Décès d'une patiente quelques jours après une rage de dents
Une patiente présentant une obésité morbide et porteuse d’une cardio-valvulopathie hypertensive fait une décompensation cardio respiratoire. Son cardiologue la fait hospitaliser lors de deux séjours successifs, au cours desquels elle subit des chocs électriques de régulation du rythme cardiaque.
Peu de temps après, une rage de dents la conduit chez son chirurgien-dentiste. Il pose le diagnostic d’abcès parodontal et prescrit du Birodogyl® (association de deux antibiotiques : Spiramycine et Métronidazole).
Trois jours après, elle ne se sent pas bien et consulte en urgence son médecin traitant. À la fin de cet examen, elle fait un malaise. Le praticien lui demande alors de patienter en salle d’attente pour la revoir après le patient suivant. Comme elle se sent mieux, elle quitte le cabinet et rejoint son domicile.
Elle est retrouvée inanimée le lendemain matin, dans sa maison. Les secours la conduisent en urgence à l’hôpital après des manœuvres de réanimation. À son arrivée sur place, elle est en coma profond avec mydriase bilatérale. Elle est rapidement prise en charge pour tenter de faire régresser l’anoxie cérébrale mais elle décède d’un nouvel arrêt cardiaque.
La famille de la victime présente une réclamation devant la Commission de conciliation et d’indemnisation des accidents médicaux (CCI).
Une succession de négligences fautives à l'origine du décès
L’expert conclut à une succession de négligences fautives qui, dans un contexte de pathologie cardiaque, sont à l’origine du décès de la patiente :
- Négligence du chirurgien-dentiste qui n’a pas interrogé sa patiente sur ses antécédents, ni sur le traitement récent de sa cardiopathie arythmique qui constituait une contre-indication à la prescription du Birodogyl®. Cette prescription l’a exposée à un risque de troubles de rythme cardiaque.
- Négligence du médecin traitant qui, devant le contexte de malaise, aurait dû réaliser un bilan de contrôle avec éventuellement la réalisation d’un électrocardiogramme au cabinet et prévoir une hospitalisation en milieu spécialisé.
Une perte de chance de survie de 30 %
La CCI se fonde sur les conclusions du rapport d’expertise pour retenir la responsabilité des deux praticiens.

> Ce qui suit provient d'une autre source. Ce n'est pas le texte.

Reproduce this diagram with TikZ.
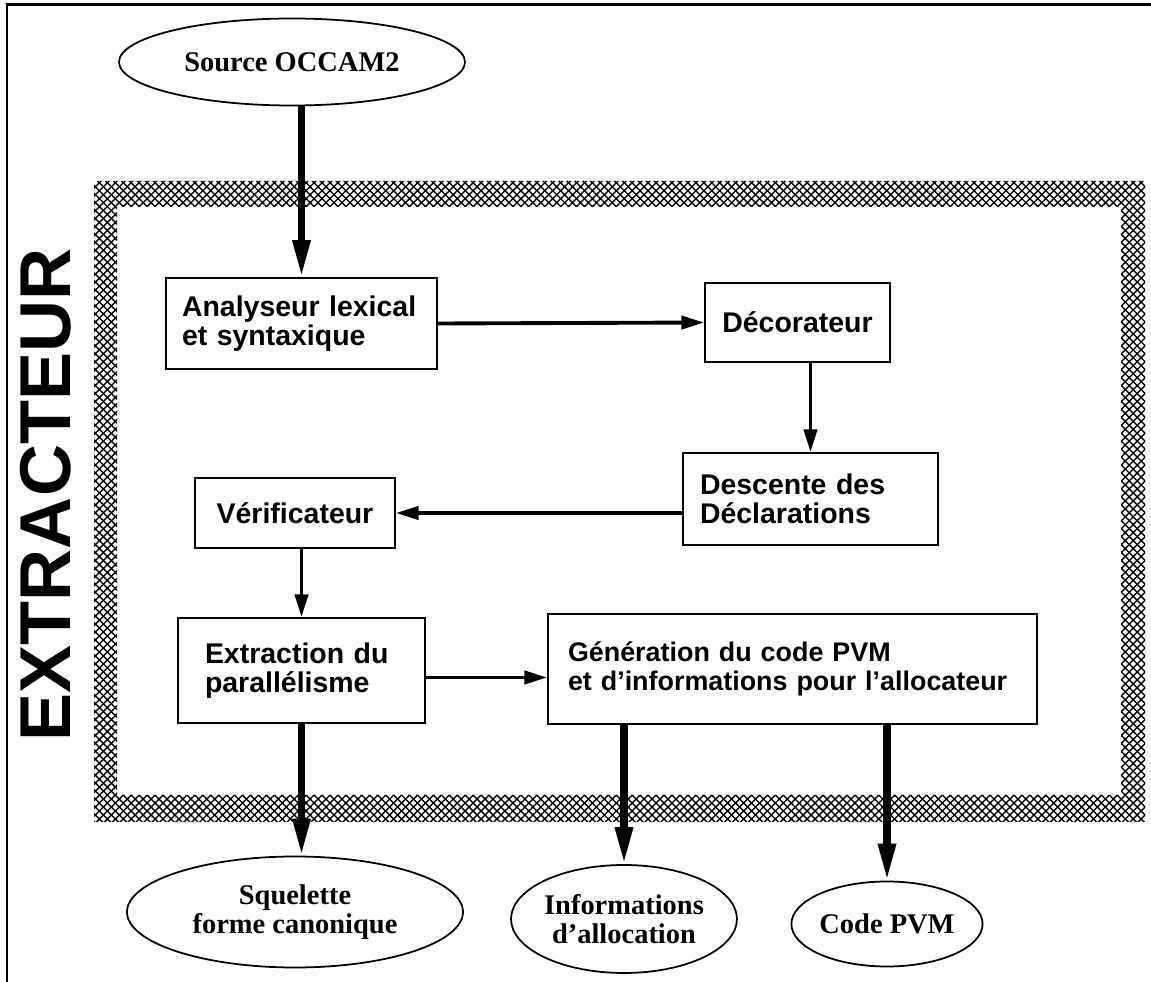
\documentclass[tikz,border=0pt]{standalone}
\usepackage{fontspec}
\setmainfont{Liberation Serif}
\setsansfont{Liberation Sans}
\usetikzlibrary{arrows.meta,positioning,shapes.geometric,patterns.meta}
\tikzset{
  every picture/.style={text=black},
}

\begin{document}
\begin{tikzpicture}[
  every node/.style={font=\bfseries\fontsize{16.2}{16.5}\selectfont},
  box/.style={draw, line width=1pt, align=left, inner sep=0pt, font=\sffamily\bfseries\fontsize{16.2}{16.5}\selectfont},
  term/.style={draw, ellipse, line width=1pt, align=center, inner sep=0pt},
  thinarr/.style={line width=2.2pt, -{Triangle[length=13pt,width=7.5pt]}},
  thickarr/.style={line width=4pt, -{Triangle[length=21pt,width=9.5pt]}},
  hatch/.style={even odd rule, pattern={Lines[angle=#1,distance=3.2pt,line width=0.8pt]}},
]
\useasboundingbox (0,0) rectangle (23.02,-19.64);
% Outer frame (only top and left sides show)
\draw[line width=1.7pt] (0.14,-19.64) -- (0.14,-0.1) -- (23.02,-0.1);
% Hatched border of the extractor
\fill[hatch=45] (1.88,-3.62) rectangle (22.9,-16.44) (2.34,-4.14) rectangle (22.42,-15.9);
\fill[hatch=-45] (1.88,-3.62) rectangle (22.9,-16.44) (2.34,-4.14) rectangle (22.42,-15.9);
\node[rotate=90, font=\sffamily\bfseries\fontsize{41}{41}\selectfont] (title) at (0.92,-9.9) {EXTRACTEUR};
% Input and outputs
\node[term, minimum width=6.92cm, minimum height=1.74cm] (src) at (5.84,-1.24) {Source OCCAM2};
\node[term, minimum width=6.72cm, minimum height=2.22cm] (sq) at (5.9,-18.24) {Squelette\\forme canonique};
\node[term, minimum width=4.36cm, minimum height=2.16cm] (info) at (12.48,-18.38) {Informations\\d'allocation};
\node[term, minimum width=3.42cm, minimum height=1.7cm] (pvm) at (17.74,-18.48) {Code PVM};
% Processing stages
\node[box, minimum width=5.42cm, minimum height=1.82cm, text width=4.78cm] (lex) at (6.03,-6.47) {Analyseur lexical\\et syntaxique};
\node[box, minimum width=3.7cm, minimum height=1.58cm] (deco) at (15.95,-6.45) {Décorateur};
\node[box, minimum width=5.1cm, minimum height=1.84cm, text width=4.42cm] (desc) at (16.21,-9.98) {Descente des\\Déclarations};
\node[box, minimum width=4cm, minimum height=1.4cm] (verif) at (5.9,-10.26) {Vérificateur};
\node[box, minimum width=4.94cm, minimum height=2.1cm, text width=3.86cm] (extr) at (6.03,-13.41) {Extraction du\\parallélisme};
\node[box, minimum width=9.78cm, minimum height=2.2cm, text width=8.98cm, font=\sffamily\bfseries\fontsize{15.3}{16.5}\selectfont] (gen) at (15.85,-13.38) {Génération du code PVM\\et d'informations pour l'allocateur};
% Flow between stages
\draw[thickarr] (lex.north |- src.south) -- (lex.north);
\draw[thinarr] (lex.east) -- (deco.west);
\draw[thinarr] (desc.north |- deco.south) -- (desc.north);
\draw[thinarr] (desc.west |- verif.east) -- (verif.east);
\draw[thinarr] (extr.north |- verif.south) -- (extr.north);
\draw[thinarr] ([yshift=-0.14cm]extr.east) -- ([yshift=-0.14cm]extr.east -| gen.west);
\draw[thickarr] (extr.south) -- (extr.south |- sq.north);
\draw[thickarr] (gen.south -| info.north) -- (info.north);
\draw[thickarr] (gen.south -| pvm.north) -- (pvm.north);
\end{tikzpicture}
\end{document}
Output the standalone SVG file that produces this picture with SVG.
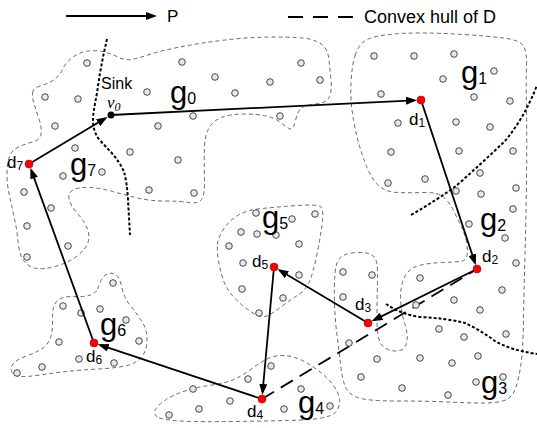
<svg xmlns="http://www.w3.org/2000/svg" width="537" height="428" viewBox="0 0 537 428">
<style>
.rg{fill:none;stroke:#555;stroke-width:0.9;stroke-dasharray:4 3}
.sep{fill:none;stroke:#000;stroke-width:2;stroke-dasharray:3 2}
.s{fill:#e3e8f0;stroke:#333;stroke-width:0.9}
.e{fill:none;stroke:#000;stroke-width:1.8;marker-end:url(#ah)}
.d{fill:#ff0000;stroke:#b00000;stroke-width:0.6}
.t{font-family:"Liberation Sans",Arial,sans-serif;fill:#000}
.gl{font-size:31px}
.dl{font-size:17px}
</style>
<defs>
<marker id="ah" viewBox="0 0 11 8" refX="8" refY="4" markerWidth="11" markerHeight="8" markerUnits="userSpaceOnUse" orient="auto"><path d="M0,0 L11,4 L0,8 Z" fill="#000"/></marker>
</defs>
<rect width="537" height="428" fill="#fff"/>

<g id="legend">
<line x1="66" y1="16" x2="154" y2="16" class="e"/>
<text class="t" x="167" y="22" font-size="17">P</text>
<line x1="288" y1="17" x2="353" y2="17" stroke="#000" stroke-width="2" stroke-dasharray="15 10"/>
<text class="t" x="364" y="22.5" font-size="18">Convex hull of D</text>
</g>

<g id="regions">
<path id="region-g0-g7" class="rg" d="M32.5,92.5 Q33,88 41.5,85.5 Q50,83 55,79 Q60,75 63,68.5 Q66,62 73,57 Q80,52 88.5,51 Q97,50 104.5,52 Q112,54 119,57.5 Q126,61 134,59 Q142,57 151,54 Q160,51 180,47 Q200,43 225,40 Q250,37 275,37 Q300,37 309,39 Q318,41 323,45.5 Q328,50 329,60 Q330,70 331,81 Q332,92 329,97.5 Q326,103 316,104 Q306,105 302,107.5 Q298,110 295.5,120.5 Q293,131 289,128.5 Q285,126 280,122 Q275,118 266,116 Q257,114 243.5,114 Q230,114 221.5,117.5 Q213,121 209,128 Q205,135 204.5,147.5 Q204,160 204.5,177.5 Q205,195 201.5,199.5 Q198,204 189,202.5 Q180,201 165,201 Q150,201 137.5,198 Q125,195 112.5,191.5 Q100,188 90,187.5 Q80,187 74,189.5 Q68,192 69,198.5 Q70,205 77.5,213.5 Q85,222 87.5,229 Q90,236 88,242.5 Q86,249 77,256 Q68,263 55,266.5 Q42,270 34.5,268 Q27,266 23,259.5 Q19,253 18,241.5 Q17,230 14.5,218.5 Q12,207 9.5,196 Q7,185 7,174 Q7,163 9.5,156.5 Q12,150 18.5,147 Q25,144 32.5,142 Q40,140 41,134 Q42,128 39,119 Q36,110 34,103.5 Q32,97 32.5,92.5 Z"/>
<path id="region-g1-g2-g3" class="rg" d="M355,55.5 Q358,46 364,41.5 Q370,37 385,35 Q400,33 420,33 Q440,33 463.5,34.5 Q487,36 503.5,38 Q520,40 523.5,46 Q527,52 526.5,66 Q526,80 526.5,110 Q527,140 526.5,180 Q526,220 525,255 Q524,290 523.5,320 Q523,350 521,364 Q519,378 516,387 Q513,396 506.5,399.5 Q500,403 483.5,403 Q467,403 447,402 Q427,401 397,401 Q367,401 357.5,397.5 Q348,394 345,386 Q342,378 340.5,364 Q339,350 337,335 Q335,320 334.5,302.5 Q334,285 335,273.5 Q336,262 340,258 Q344,254 352,253 Q360,252 366.5,253 Q373,254 375.5,259 Q378,264 377.5,282 Q377,300 377,318 Q377,336 380,342 Q383,348 389.5,350 Q396,352 401,350 Q406,348 407,341 Q408,334 405,324.5 Q402,315 401,305 Q400,295 401.5,286.5 Q403,278 407.5,272.5 Q412,267 421,265 Q430,263 442.5,262.5 Q455,262 460.5,261.5 Q466,261 467,255.5 Q468,250 466.5,242 Q465,234 461.5,227 Q458,220 454,211.5 Q450,203 444,197.5 Q438,192 424,192.5 Q410,193 397.5,192.5 Q385,192 377.5,184.5 Q370,177 363.5,158.5 Q357,140 353.5,120 Q350,100 351,82.5 Q352,65 355,55.5 Z"/>
<path id="region-g5" class="rg" d="M217.5,244.5 Q218,237 224,228.5 Q230,220 238.5,215 Q247,210 262,208.5 Q277,207 297.5,205.5 Q318,204 321,207 Q324,210 322,225 Q320,240 316.5,256.5 Q313,273 309.5,281.5 Q306,290 298,295 Q290,300 281.5,306.5 Q273,313 268,315.5 Q263,318 257.5,315.5 Q252,313 245,307.5 Q238,302 232,295 Q226,288 223,279 Q220,270 218.5,261 Q217,252 217.5,244.5 Z"/>
<path id="region-g6" class="rg" d="M97.5,289 Q99,285 101,280.5 Q103,276 107.5,274 Q112,272 116,275 Q120,278 122,288 Q124,298 131,306.5 Q138,315 142.5,322.5 Q147,330 147,340 Q147,350 142,356.5 Q137,363 127,365.5 Q117,368 98.5,369 Q80,370 66.5,371.5 Q53,373 40,375 Q27,377 20,376.5 Q13,376 11.5,371.5 Q10,367 14,363 Q18,359 26.5,356 Q35,353 41.5,349 Q48,345 50.5,337.5 Q53,330 52.5,321 Q52,312 54,306 Q56,300 62,298 Q68,296 76.5,296.5 Q85,297 90.5,295 Q96,293 97.5,289 Z"/>
<path id="region-g4" class="rg" d="M157.5,417 Q153,414 155.5,409.5 Q158,405 165.5,400 Q173,395 185,391 Q197,387 212,385 Q227,383 236,378.5 Q245,374 253.5,367.5 Q262,361 269.5,358 Q277,355 284.5,355.5 Q292,356 300,359.5 Q308,363 317.5,370 Q327,377 333,385 Q339,393 339.5,399.5 Q340,406 336.5,411 Q333,416 321.5,418 Q310,420 288.5,420.5 Q267,421 233.5,421.5 Q200,422 181,421 Q162,420 157.5,417 Z"/>
</g>

<g id="separators">
<path class="sep" d="M107,39 L103,57 L100,73 L97,93 Q93,113 93,120 Q93,130 98,138 Q104,145 110,151 Q120,162 124,172 Q127,182 128,200 L130,235"/>
<path class="sep" d="M411,215 Q440,198 456,186 Q482,163 505,141 Q525,117 537,85"/>
<path class="sep" d="M386,304 Q400,314 420,317 Q445,318 465,323 Q480,330 495,341 Q510,350 537,354"/>
</g>

<g id="hull">
<line x1="262" y1="399" x2="477" y2="269" stroke="#000" stroke-width="1.8" stroke-dasharray="14 8"/>
</g>

<g id="sensors">
<circle class="s" cx="87" cy="63" r="3.3"/><circle class="s" cx="182" cy="62" r="3.3"/><circle class="s" cx="215" cy="77" r="3.3"/><circle class="s" cx="270" cy="82" r="3.3"/><circle class="s" cx="301" cy="63" r="3.3"/><circle class="s" cx="320" cy="80" r="3.3"/><circle class="s" cx="45" cy="97" r="3.3"/><circle class="s" cx="78" cy="99" r="3.3"/><circle class="s" cx="147" cy="92" r="3.3"/><circle class="s" cx="235" cy="93" r="3.3"/><circle class="s" cx="193" cy="116" r="3.3"/><circle class="s" cx="280" cy="116" r="3.3"/><circle class="s" cx="55" cy="126" r="3.3"/><circle class="s" cx="158" cy="126" r="3.3"/><circle class="s" cx="75" cy="148" r="3.3"/><circle class="s" cx="130" cy="152" r="3.3"/><circle class="s" cx="178" cy="160" r="3.3"/><circle class="s" cx="63" cy="176" r="3.3"/><circle class="s" cx="102" cy="172" r="3.3"/><circle class="s" cx="24" cy="192" r="3.3"/><circle class="s" cx="149" cy="190" r="3.3"/><circle class="s" cx="194" cy="193" r="3.3"/><circle class="s" cx="51" cy="208" r="3.3"/><circle class="s" cx="27" cy="226" r="3.3"/><circle class="s" cx="68" cy="246" r="3.3"/><circle class="s" cx="27" cy="257" r="3.3"/>
<circle class="s" cx="374" cy="56" r="3.3"/><circle class="s" cx="414" cy="56" r="3.3"/><circle class="s" cx="454" cy="54" r="3.3"/><circle class="s" cx="443" cy="79" r="3.3"/><circle class="s" cx="494" cy="71" r="3.3"/><circle class="s" cx="381" cy="94" r="3.3"/><circle class="s" cx="474" cy="97" r="3.3"/><circle class="s" cx="510" cy="101" r="3.3"/><circle class="s" cx="398" cy="123" r="3.3"/><circle class="s" cx="456" cy="122" r="3.3"/><circle class="s" cx="490" cy="127" r="3.3"/><circle class="s" cx="391" cy="152" r="3.3"/><circle class="s" cx="459" cy="151" r="3.3"/><circle class="s" cx="513" cy="151" r="3.3"/><circle class="s" cx="480" cy="173" r="3.3"/><circle class="s" cx="388" cy="183" r="3.3"/><circle class="s" cx="425" cy="179" r="3.3"/><circle class="s" cx="456" cy="191" r="3.3"/><circle class="s" cx="516" cy="188" r="3.3"/><circle class="s" cx="481" cy="194" r="3.3"/><circle class="s" cx="513" cy="209" r="3.3"/>
<circle class="s" cx="469" cy="224" r="3.3"/><circle class="s" cx="505" cy="238" r="3.3"/><circle class="s" cx="516" cy="263" r="3.3"/><circle class="s" cx="502" cy="290" r="3.3"/><circle class="s" cx="420" cy="278" r="3.3"/><circle class="s" cx="454" cy="300" r="3.3"/><circle class="s" cx="416" cy="305" r="3.3"/><circle class="s" cx="480" cy="310" r="3.3"/>
<circle class="s" cx="343" cy="272" r="3.3"/><circle class="s" cx="372" cy="275" r="3.3"/><circle class="s" cx="343" cy="297" r="3.3"/><circle class="s" cx="349" cy="343" r="3.3"/>
<circle class="s" cx="439" cy="329" r="3.3"/><circle class="s" cx="464" cy="337" r="3.3"/><circle class="s" cx="506" cy="334" r="3.3"/><circle class="s" cx="377" cy="359" r="3.3"/><circle class="s" cx="420" cy="358" r="3.3"/><circle class="s" cx="452" cy="363" r="3.3"/><circle class="s" cx="478" cy="356" r="3.3"/><circle class="s" cx="361" cy="377" r="3.3"/><circle class="s" cx="402" cy="388" r="3.3"/><circle class="s" cx="448" cy="395" r="3.3"/><circle class="s" cx="476" cy="382" r="3.3"/><circle class="s" cx="503" cy="377" r="3.3"/>
<circle class="s" cx="256" cy="213" r="3.3"/><circle class="s" cx="292" cy="219" r="3.3"/><circle class="s" cx="315" cy="214" r="3.3"/><circle class="s" cx="241" cy="232" r="3.3"/><circle class="s" cx="257" cy="234" r="3.3"/><circle class="s" cx="276" cy="235" r="3.3"/><circle class="s" cx="229" cy="246" r="3.3"/><circle class="s" cx="299" cy="244" r="3.3"/><circle class="s" cx="243" cy="263" r="3.3"/><circle class="s" cx="299" cy="275" r="3.3"/><circle class="s" cx="242" cy="289" r="3.3"/><circle class="s" cx="283" cy="298" r="3.3"/><circle class="s" cx="259" cy="313" r="3.3"/>
<circle class="s" cx="271" cy="366" r="3.3"/><circle class="s" cx="248" cy="379" r="3.3"/><circle class="s" cx="193" cy="389" r="3.3"/><circle class="s" cx="230" cy="401" r="3.3"/><circle class="s" cx="199" cy="409" r="3.3"/><circle class="s" cx="169" cy="415" r="3.3"/><circle class="s" cx="284" cy="409" r="3.3"/><circle class="s" cx="301" cy="389" r="3.3"/><circle class="s" cx="330" cy="406" r="3.3"/>
<circle class="s" cx="113" cy="283" r="3.3"/><circle class="s" cx="63" cy="306" r="3.3"/><circle class="s" cx="100" cy="309" r="3.3"/><circle class="s" cx="81" cy="313" r="3.3"/><circle class="s" cx="126" cy="320" r="3.3"/><circle class="s" cx="59" cy="342" r="3.3"/><circle class="s" cx="139" cy="341" r="3.3"/><circle class="s" cx="79" cy="359" r="3.3"/><circle class="s" cx="114" cy="363" r="3.3"/><circle class="s" cx="42" cy="367" r="3.3"/><circle class="s" cx="17" cy="373" r="3.3"/>
</g>

<g id="connectors">
<line class="e" x1="111" y1="115" x2="414" y2="100.3"/>
<line class="e" x1="421" y1="100" x2="474.8" y2="262.4"/>
<line class="e" x1="477" y1="269" x2="374.3" y2="319.9"/>
<line class="e" x1="368" y1="323" x2="280" y2="270.6"/>
<line class="e" x1="274" y1="267" x2="262.6" y2="392"/>
<line class="e" x1="262" y1="399" x2="100.6" y2="345.2"/>
<line class="e" x1="94" y1="343" x2="31.4" y2="170.6"/>
<line class="e" x1="29" y1="164" x2="105" y2="118.6"/>
</g>

<g id="sink"><circle cx="111" cy="115" r="3.5" fill="#000"/>
<text class="t" x="101" y="89" font-size="16">Sink</text>
<text x="107" y="108" font-family="Liberation Serif,Times New Roman,serif" font-style="italic" font-size="17">v<tspan font-size="12" dy="3">0</tspan></text></g>
<g id="d1"><circle class="d" cx="421" cy="100" r="4"/><text class="t dl" x="409" y="125">d<tspan font-size="12" dy="2">1</tspan></text></g>
<g id="d2"><circle class="d" cx="477" cy="269" r="4"/><text class="t dl" x="482" y="262">d<tspan font-size="12" dy="2">2</tspan></text></g>
<g id="d3"><circle class="d" cx="368" cy="323" r="4"/><text class="t dl" x="355" y="310">d<tspan font-size="12" dy="2">3</tspan></text></g>
<g id="d4"><circle class="d" cx="262" cy="399" r="4"/><text class="t dl" x="247" y="417">d<tspan font-size="12" dy="2">4</tspan></text></g>
<g id="d5"><circle class="d" cx="274" cy="267" r="4"/><text class="t dl" x="252" y="267">d<tspan font-size="12" dy="2">5</tspan></text></g>
<g id="d6"><circle class="d" cx="94" cy="343" r="4"/><text class="t dl" x="86" y="362">d<tspan font-size="12" dy="2">6</tspan></text></g>
<g id="d7"><circle class="d" cx="29" cy="164" r="4"/><text class="t dl" x="7" y="168">d<tspan font-size="12" dy="2">7</tspan></text></g>

<g id="group-labels">
<text class="t gl" x="170" y="103">g<tspan font-size="16" dy="1">0</tspan></text>
<text class="t gl" x="461" y="83">g<tspan font-size="16" dy="1">1</tspan></text>
<text class="t gl" x="480" y="230">g<tspan font-size="16" dy="1">2</tspan></text>
<text class="t gl" x="481" y="393">g<tspan font-size="16" dy="1">3</tspan></text>
<text class="t gl" x="298" y="413">g<tspan font-size="16" dy="1">4</tspan></text>
<text class="t gl" x="262" y="228">g<tspan font-size="16" dy="1">5</tspan></text>
<text class="t gl" x="100" y="335">g<tspan font-size="16" dy="1">6</tspan></text>
<text class="t gl" x="70" y="175">g<tspan font-size="16" dy="1">7</tspan></text>
</g>
</svg>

Leur prise en charge n’est pas conforme aux règles de l’art et a entraîné une perte de chance de survie pour la patiente.
Elle conclut que le manquement du chirurgien-dentiste est à l’origine d’une perte de chance de survie de 25 % et celui du médecin traitant de 5 %.
La prudence est de mise
La réalisation de soins dentaires, quels qu’ils soient, nécessite en amont, une bonne connaissance :
- de l’état de santé du patient,
- de ses antécédents,
- de ses facteurs de risques,
- de ses allergies,
- des contre-indications,
- des traitements en cours.
En l’espèce, un entretien médical approfondi et la rédaction d’un questionnaire médical auraient permis d’éviter la prescription médicamenteuse fautive qui a malheureusement conduit au décès de la patiente.